Provo a spiegarmi. Di fronte alle ricorrenti emergenze ambientali, che siano la mal’aria piuttosto che frane e alluvioni, il traffico caotico piuttosto che la pessima qualità delle nostre abitazioni (per chi ce l’ha!), si è sviluppata una domanda di nuovi stili di vita nei consumi energetici, nella mobilità ciclabile, nel car sharing, nei consumi alimentari, nella raccolta dei rifiuti…. Tutti fenomeni che partono dal bisogno della gente di vivere meglio consumando meno, che creano mercato perché chiedono nuovi prodotti, che producono domande alle politiche locali di modificare regole e sostenere il cambiamento, che chiedono alla politica nazionale tempi e regole certe (senza contrordini e marce indietro, come avviene ormai puntualmente da anni nel settore delle rinnovabili) e soprattutto individuazione di priorità che rispondano ai bisogni dei cittadini, che avanzano domande anche al sistema creditizio perché inventi nuove modalità di finanziamento per interventi nei condomini, nei quartieri, negli edifici pubblici.
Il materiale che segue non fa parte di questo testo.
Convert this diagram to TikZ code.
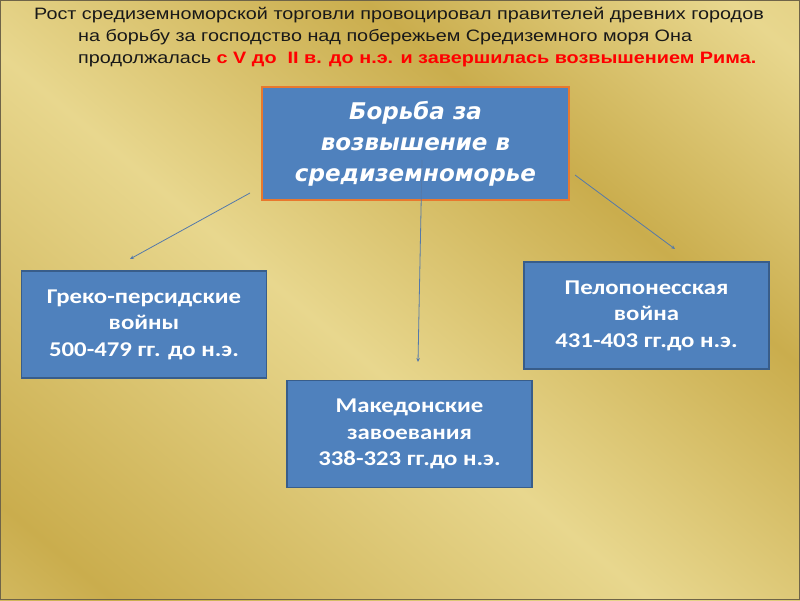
\documentclass[tikz,border=0pt]{standalone}
\usepackage{fontspec}
\setmainfont{Liberation Sans}[FakeStretch=1.2]
\newfontfamily\boxfont{Carlito}[FakeStretch=1.18]
\newfontfamily\headfont{DejaVu Sans}
\usepackage{tikz,tkz-euclide}
\usetikzlibrary{calc,arrows.meta}

\definecolor{goldlight}{HTML}{E8D78E}
\definecolor{goldmid}{HTML}{D8C06A}
\definecolor{golddark}{HTML}{CAAD4D}
\definecolor{boxblue}{HTML}{4F81BD}
\definecolor{boxedge}{HTML}{385D8A}
\definecolor{boxorange}{HTML}{E8782E}
\definecolor{linkblue}{HTML}{5479AA}
\definecolor{slideframe}{HTML}{6F6448}

\pgfdeclarehorizontalshading{goldbg}{100bp}{color(0bp)=(goldlight); color(20bp)=(golddark);
	color(45bp)=(goldlight); color(65bp)=(golddark); color(82bp)=(goldlight); color(100bp)=(goldmid)}

\tikzset{
	box/.style={draw=boxedge, line width=1.5pt, fill=boxblue, text=white, align=center,
		inner sep=0pt, minimum width=245pt, minimum height=107pt,
		font=\boxfont\bfseries\fontsize{21}{26.5}\selectfont},
	topbox/.style={box, draw=boxorange, line width=2pt, minimum width=307pt, minimum height=113pt,
		font=\headfont\bfseries\itshape\fontsize{23}{31}\selectfont},
	intro/.style={anchor=base west, inner sep=0pt, text=black!90,
		font=\fontsize{16.5}{22}\selectfont},
	link/.style={draw=linkblue, line width=0.8pt, -{Stealth[length=4pt,width=3.5pt]}}
}

\begin{document}
\begin{tikzpicture}[x=1pt,y=-1pt]
				\useasboundingbox (0,0) rectangle (800,600);
				\shade[shading=goldbg, shading angle=50] (0,0) rectangle (800,600);
				\draw[slideframe, line width=1pt] (0.5,0.5) rectangle (799.5,599.5);
				\node[intro] (t1) at (34,19) {Рост средиземноморской торговли провоцировал правителей древних городов};
				\node[intro] (t2) at (78,41.3) {на борьбу за господство над побережьем Средиземного моря Она};
				\node[intro] (t3) at (78,63.6) {продолжалась \textcolor{red}{\bfseries с V до \ II в. до н.э. и завершилась возвышением Рима.}};
				\node[topbox] (fight) at (415.5,143.5) {Борьба за\\возвышение в\\средиземноморье};
				\node[box] (greek) at (144,324.5) {Греко-персидские\\войны\\500-479 гг. до н.э.};
				\node[box] (maced) at (409.5,434) {Македонские\\завоевания\\338-323 гг.до н.э.};
				\node[box] (pelop) at (646.5,315.5) {Пелопонесская\\война\\431-403 гг.до н.э.};
				\tkzDefPoint(250,193){L_1}
				\tkzDefPoint(130,259){L_2}
				\tkzDefPoint(422,160){M_1}
				\tkzDefPoint(418,362){M_2}
				\tkzDefPoint(575,175){R_1}
				\tkzDefPoint(675,249){R_2}
				\draw[link] (L_1) -- (L_2);
				\draw[link] (M_1) -- (M_2);
				\draw[link] (R_1) -- (R_2);
\end{tikzpicture}
\end{document}
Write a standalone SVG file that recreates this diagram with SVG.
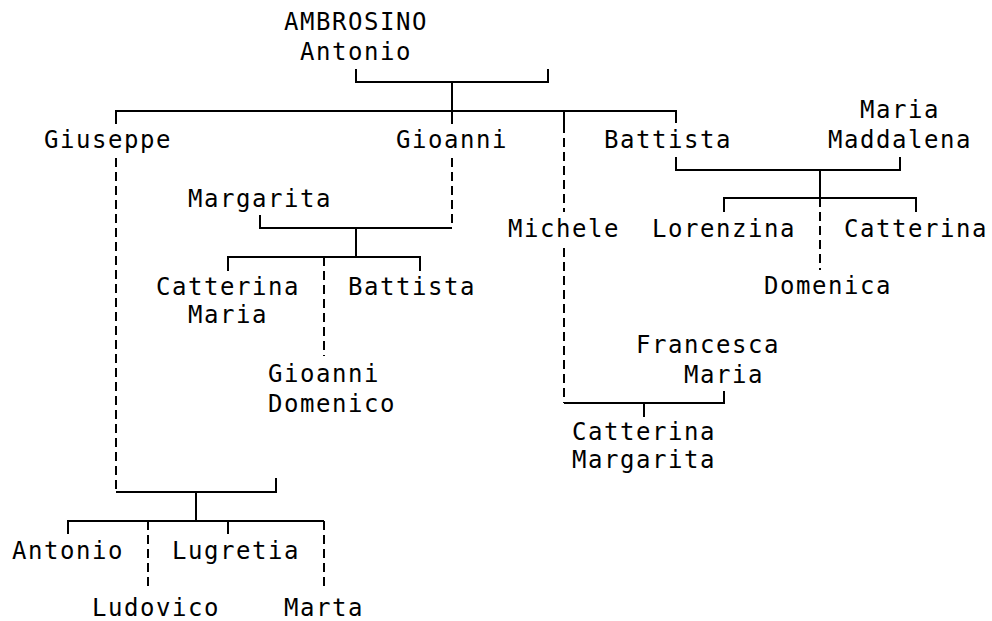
<svg xmlns="http://www.w3.org/2000/svg" width="992" height="621" viewBox="0 0 992 621">
<style>
text{font-family:"DejaVu Sans Mono","Liberation Mono",monospace;font-size:24px;letter-spacing:1.55px;fill:#000}
.s{stroke:#000;stroke-width:2;fill:none}
.d{stroke:#000;stroke-width:2;fill:none;stroke-dasharray:9 5}
</style>
<rect width="992" height="621" fill="#fff"/>
<g id="connectors">
<path class="s" d="M356 69V82H548V69M452 82V111M116 124V111H676V123M452 111V124M564 111V124"/>
<path class="d" d="M116 158V492M452 158V228M564 124V212M564 248V403M820 198V270M324 257V356M148 521V590M324 521V590"/>
<path class="s" d="M676 157V170H900V157M820 170V198M724 212V198H916V212"/>
<path class="s" d="M260 215V228H452M356 228V257M228 271V257H420V271"/>
<path class="s" d="M564 403H724V391M644 403V417"/>
<path class="s" d="M116 492H276V478M196 492V521M68 534V521H324M228 521V534"/>
</g>
<g id="ambrosino-antonio"><text x="284" y="30">AMBROSINO</text><text x="300" y="60">Antonio</text></g>
<g id="giuseppe"><text x="44" y="148">Giuseppe</text></g>
<g id="gioanni"><text x="396" y="148">Gioanni</text></g>
<g id="battista"><text x="604" y="148">Battista</text></g>
<g id="maria-maddalena"><text x="860" y="118">Maria</text><text x="828" y="148">Maddalena</text></g>
<g id="margarita"><text x="188" y="207">Margarita</text></g>
<g id="michele"><text x="508" y="237">Michele</text></g>
<g id="lorenzina"><text x="652" y="237">Lorenzina</text></g>
<g id="catterina-r"><text x="844" y="237">Catterina</text></g>
<g id="catterina-maria"><text x="156" y="295">Catterina</text><text x="188" y="323">Maria</text></g>
<g id="battista-2"><text x="348" y="295">Battista</text></g>
<g id="domenica"><text x="764" y="294">Domenica</text></g>
<g id="francesca-maria"><text x="636" y="353">Francesca</text><text x="684" y="383">Maria</text></g>
<g id="gioanni-domenico"><text x="268" y="382">Gioanni</text><text x="268" y="412">Domenico</text></g>
<g id="catterina-margarita"><text x="572" y="440">Catterina</text><text x="572" y="468">Margarita</text></g>
<g id="antonio"><text x="12" y="559">Antonio</text></g>
<g id="lugretia"><text x="172" y="559">Lugretia</text></g>
<g id="ludovico"><text x="92" y="616">Ludovico</text></g>
<g id="marta"><text x="284" y="616">Marta</text></g>
</svg>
C’è un mondo che chiede cambiamento, che là dove può se lo inventa, che quando c’è l’offerta da parte delle istituzioni lo abbraccia con entusiasmo e che così facendo crea lavoro e sostiene l’innovazione. C’è un mondo in movimento che crea economia e non passa attraverso il Ponte sullo Stretto e men che meno attraverso le trivellazioni petrolifere.

Ci sono, in questa prospettiva, anche grandi questioni di innovazione della governance nei territori, ma al momento di questo non si discute e le città metropolitane appaiono più come una grande occasione persa, che come laboratorio di innovazione.

Ecco allora che per non affidarsi più al vento per sperare che le nostre città migliorino, c’è una sola strada. Fare la scelta strategica, con i ministeri interessati coordinati da una vera cabina di regia, di fare dell’innovazione urbana e del miglioramento della vita in città la vera grande opera pubblica. La trasformazione delle città è una grande sfida che intreccia nuovi bisogni con cambiamenti istituzionali e organizzativi con sviluppo di nuove filiere industriali e passa dalla messa in sicurezza dalle catastrofi naturali, dal rilancio della vita sociale nei quartieri, dalla valorizzazione della cultura, dalla riqualificazione energetica, dall’arresto del consumo di suolo, dagli investimenti nel sistema del trasporto periurbano, dal sostegno alla mobilità nuova. Una scelta politica che andrebbe nella direzione dell’interesse generale: si crea lavoro migliorando il benessere e mettendo al sicuro le nostre città.